Chavez, who was visiting Europe at the time, called the $100 sale price offered to Spain “fair,” noting that “Venezuela has never wanted oil to cost more than” that and that the $100 mark ultimately would be a favorable price per barrel on the international market.
Awash with petrodollars, Venezuela has sought to expand its influence closer to home with the addition of Paraguay to the list of countries receiving preferential pricing.
While Paraguay joins neighboring Bolivia and others benefiting from Venezuela’s petroleum largesse, Venezuela is also actively currying favor in the Caribbean through its discount oil initiative known as Petrocaribe.
Launched in 2005, the agreement allows Caribbean member nations to purchase Venezuelan oil at a deeply discounted price — a deal that has alleviated many Caribbean nations’ energy woes and lessened their dependence on U.S. financial aid.
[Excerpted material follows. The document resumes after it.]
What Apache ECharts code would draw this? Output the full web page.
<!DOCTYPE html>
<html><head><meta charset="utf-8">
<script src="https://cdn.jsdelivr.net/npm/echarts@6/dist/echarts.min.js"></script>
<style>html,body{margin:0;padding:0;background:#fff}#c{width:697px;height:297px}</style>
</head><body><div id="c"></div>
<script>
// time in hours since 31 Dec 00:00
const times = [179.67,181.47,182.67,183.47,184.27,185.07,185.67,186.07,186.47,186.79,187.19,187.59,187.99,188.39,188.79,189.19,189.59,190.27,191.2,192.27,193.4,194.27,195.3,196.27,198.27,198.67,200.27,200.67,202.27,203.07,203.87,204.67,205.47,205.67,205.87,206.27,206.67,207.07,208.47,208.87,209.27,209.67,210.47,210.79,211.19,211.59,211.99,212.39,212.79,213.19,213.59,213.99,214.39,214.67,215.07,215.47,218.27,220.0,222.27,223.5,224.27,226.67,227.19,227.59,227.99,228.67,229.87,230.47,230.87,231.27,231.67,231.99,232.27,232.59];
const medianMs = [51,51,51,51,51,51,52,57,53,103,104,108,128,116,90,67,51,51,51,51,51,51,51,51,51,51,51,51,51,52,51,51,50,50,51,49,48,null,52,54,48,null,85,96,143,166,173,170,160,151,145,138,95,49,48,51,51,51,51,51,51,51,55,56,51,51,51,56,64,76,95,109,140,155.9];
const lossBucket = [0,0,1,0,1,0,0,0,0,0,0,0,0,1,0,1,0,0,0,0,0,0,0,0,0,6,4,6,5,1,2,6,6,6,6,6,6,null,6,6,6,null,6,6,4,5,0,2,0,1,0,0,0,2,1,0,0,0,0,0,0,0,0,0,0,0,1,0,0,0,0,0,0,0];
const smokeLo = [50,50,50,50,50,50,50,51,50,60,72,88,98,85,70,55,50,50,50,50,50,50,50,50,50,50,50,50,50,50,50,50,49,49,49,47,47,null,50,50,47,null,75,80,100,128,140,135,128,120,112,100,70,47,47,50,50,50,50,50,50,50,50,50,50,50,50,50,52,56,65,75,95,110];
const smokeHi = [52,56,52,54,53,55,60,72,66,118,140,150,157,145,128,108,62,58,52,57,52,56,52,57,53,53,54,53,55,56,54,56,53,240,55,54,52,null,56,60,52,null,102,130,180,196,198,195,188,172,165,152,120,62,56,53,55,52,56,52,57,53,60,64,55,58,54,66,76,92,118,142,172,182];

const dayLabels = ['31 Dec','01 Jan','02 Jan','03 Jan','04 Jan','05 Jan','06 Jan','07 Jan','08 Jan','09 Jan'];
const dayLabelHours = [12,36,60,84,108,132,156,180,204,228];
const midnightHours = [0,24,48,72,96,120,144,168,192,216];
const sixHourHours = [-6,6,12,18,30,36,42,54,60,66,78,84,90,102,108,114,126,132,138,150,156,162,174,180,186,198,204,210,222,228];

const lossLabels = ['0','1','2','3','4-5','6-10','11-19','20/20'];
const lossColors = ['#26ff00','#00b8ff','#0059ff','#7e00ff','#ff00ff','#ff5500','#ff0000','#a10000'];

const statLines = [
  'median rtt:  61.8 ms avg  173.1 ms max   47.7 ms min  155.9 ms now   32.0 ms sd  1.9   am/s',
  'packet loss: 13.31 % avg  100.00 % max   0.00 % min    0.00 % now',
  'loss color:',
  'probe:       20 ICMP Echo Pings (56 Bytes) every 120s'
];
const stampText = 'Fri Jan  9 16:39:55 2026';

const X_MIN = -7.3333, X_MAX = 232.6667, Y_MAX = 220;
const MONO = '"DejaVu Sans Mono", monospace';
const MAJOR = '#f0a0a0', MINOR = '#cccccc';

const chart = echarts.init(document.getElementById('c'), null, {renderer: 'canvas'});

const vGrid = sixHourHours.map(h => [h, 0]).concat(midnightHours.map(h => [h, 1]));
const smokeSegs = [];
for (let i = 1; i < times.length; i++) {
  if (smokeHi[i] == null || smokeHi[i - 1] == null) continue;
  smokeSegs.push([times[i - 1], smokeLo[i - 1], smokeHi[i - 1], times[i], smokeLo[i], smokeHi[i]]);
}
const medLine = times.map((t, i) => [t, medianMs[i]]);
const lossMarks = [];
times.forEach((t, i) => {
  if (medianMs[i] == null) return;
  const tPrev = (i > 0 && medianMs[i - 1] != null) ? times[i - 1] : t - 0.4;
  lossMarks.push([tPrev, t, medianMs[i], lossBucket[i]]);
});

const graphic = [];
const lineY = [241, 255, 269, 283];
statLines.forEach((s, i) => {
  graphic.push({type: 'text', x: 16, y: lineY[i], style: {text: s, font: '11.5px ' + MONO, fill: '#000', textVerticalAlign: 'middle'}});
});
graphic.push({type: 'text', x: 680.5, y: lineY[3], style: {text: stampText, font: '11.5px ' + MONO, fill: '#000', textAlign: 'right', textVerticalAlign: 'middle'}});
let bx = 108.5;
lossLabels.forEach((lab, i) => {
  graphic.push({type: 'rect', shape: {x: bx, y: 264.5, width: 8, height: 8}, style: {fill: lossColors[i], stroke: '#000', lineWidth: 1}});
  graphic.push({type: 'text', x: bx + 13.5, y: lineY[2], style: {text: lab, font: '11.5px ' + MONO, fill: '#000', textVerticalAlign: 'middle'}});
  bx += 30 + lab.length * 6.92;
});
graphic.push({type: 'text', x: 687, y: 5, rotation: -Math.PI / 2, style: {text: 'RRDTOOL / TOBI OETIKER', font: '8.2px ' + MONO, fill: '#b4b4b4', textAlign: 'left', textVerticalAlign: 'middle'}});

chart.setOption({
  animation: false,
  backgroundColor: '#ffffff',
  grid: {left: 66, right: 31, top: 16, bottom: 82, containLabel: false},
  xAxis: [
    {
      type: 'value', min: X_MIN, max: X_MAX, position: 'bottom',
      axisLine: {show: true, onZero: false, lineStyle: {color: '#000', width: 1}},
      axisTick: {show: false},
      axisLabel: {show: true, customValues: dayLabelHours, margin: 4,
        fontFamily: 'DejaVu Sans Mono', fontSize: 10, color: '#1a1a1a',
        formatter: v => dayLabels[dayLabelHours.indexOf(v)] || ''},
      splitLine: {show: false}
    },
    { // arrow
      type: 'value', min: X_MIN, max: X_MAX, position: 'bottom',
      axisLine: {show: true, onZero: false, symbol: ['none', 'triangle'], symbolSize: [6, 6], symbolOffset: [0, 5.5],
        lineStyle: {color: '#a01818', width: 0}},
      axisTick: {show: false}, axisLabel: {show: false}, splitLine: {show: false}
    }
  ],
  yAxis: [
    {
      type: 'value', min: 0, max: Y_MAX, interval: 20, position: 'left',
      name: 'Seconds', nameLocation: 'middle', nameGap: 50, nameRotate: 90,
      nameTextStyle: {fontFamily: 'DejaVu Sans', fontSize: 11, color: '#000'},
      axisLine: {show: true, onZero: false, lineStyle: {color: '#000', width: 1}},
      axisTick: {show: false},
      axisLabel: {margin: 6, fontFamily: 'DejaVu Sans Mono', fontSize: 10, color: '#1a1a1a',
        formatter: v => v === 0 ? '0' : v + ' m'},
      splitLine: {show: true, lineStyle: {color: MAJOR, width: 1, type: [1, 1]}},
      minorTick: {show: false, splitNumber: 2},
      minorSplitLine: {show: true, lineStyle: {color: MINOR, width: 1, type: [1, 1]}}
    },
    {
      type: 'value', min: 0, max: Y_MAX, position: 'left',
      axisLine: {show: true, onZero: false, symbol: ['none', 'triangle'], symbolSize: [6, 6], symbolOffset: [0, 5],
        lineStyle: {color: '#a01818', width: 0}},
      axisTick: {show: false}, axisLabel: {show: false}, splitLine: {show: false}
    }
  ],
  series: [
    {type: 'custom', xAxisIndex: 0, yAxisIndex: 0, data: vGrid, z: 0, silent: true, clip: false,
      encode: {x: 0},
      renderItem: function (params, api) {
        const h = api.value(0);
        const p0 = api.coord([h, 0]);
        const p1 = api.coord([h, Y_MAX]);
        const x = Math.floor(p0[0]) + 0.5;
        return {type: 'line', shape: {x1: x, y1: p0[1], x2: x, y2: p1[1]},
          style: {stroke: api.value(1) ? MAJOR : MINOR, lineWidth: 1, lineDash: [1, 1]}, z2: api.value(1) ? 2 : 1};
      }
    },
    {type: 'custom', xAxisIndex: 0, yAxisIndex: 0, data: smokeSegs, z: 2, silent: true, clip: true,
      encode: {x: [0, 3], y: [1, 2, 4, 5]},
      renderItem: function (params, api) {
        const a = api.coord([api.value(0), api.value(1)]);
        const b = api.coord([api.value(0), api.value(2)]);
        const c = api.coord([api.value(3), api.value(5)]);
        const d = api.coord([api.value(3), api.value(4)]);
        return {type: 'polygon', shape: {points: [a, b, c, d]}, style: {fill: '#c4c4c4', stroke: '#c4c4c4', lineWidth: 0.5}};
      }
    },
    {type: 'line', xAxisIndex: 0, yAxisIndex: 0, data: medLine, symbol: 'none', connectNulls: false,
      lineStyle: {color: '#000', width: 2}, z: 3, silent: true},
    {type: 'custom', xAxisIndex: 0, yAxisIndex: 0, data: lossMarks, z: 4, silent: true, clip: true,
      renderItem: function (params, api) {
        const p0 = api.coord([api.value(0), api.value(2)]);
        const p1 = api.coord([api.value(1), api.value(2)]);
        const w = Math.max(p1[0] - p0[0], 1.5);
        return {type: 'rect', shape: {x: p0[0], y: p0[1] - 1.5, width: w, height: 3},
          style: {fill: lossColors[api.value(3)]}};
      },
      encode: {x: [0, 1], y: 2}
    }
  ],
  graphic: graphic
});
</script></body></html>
“Petrocaribe is one of Chavez’s most important geopolitical tools in Latin America,” read a report released last month by the Washington-based Latin Source think tank.
Among Petrocaribe’s biggest beneficiaries have been nations like Cuba, the Dominican Republic, Jamaica and Nicaragua.
And in January, Chavez announced his country’s decision to build a refinery on the Caribbean island of Dominica, part of his effort to further integrate the region’s energy supplies. The Venezuelan president said Dominica’s refinery would be a jumping-off point for distributing Venezuelan oil to other eastern Caribbean countries.
In late 2007 Venezuela announced it would help Cuba get a Soviet-era oil refinery back online after decades of dormancy. The plant went back online with the help of Venezuela and some $136 million in repairs funded by Caracas; it is believed to be capable of processing some 65,000 barrels per day. Venezuela, meanwhile, sends about 100,000 bpd to Cuba at a discounted price, part of the Petrocaribe agreement.
Cuban officials have lauded the return of operations at Camilo Cienfuegos, though some say the plant may still need work before becoming fully operational.
But Chavez appears willing to spend the billions of dollars in state oil and gas revenue to exert his influence both closer to home and now across the Atlantic.
Part of that effort is an ambitious gas pipeline proposal by Chavez that would stretch from northern Venezuela to the tip of South America, supplying Brazil, Uruguay and Argentina with Venezuelan gas.
Critics of the multibillion-dollar proposal say a pipeline extending through thousands of miles of jungle thicket and desolate mountains would make the project prohibitively expensive, even for oil and gas revenue-rich Venezuela.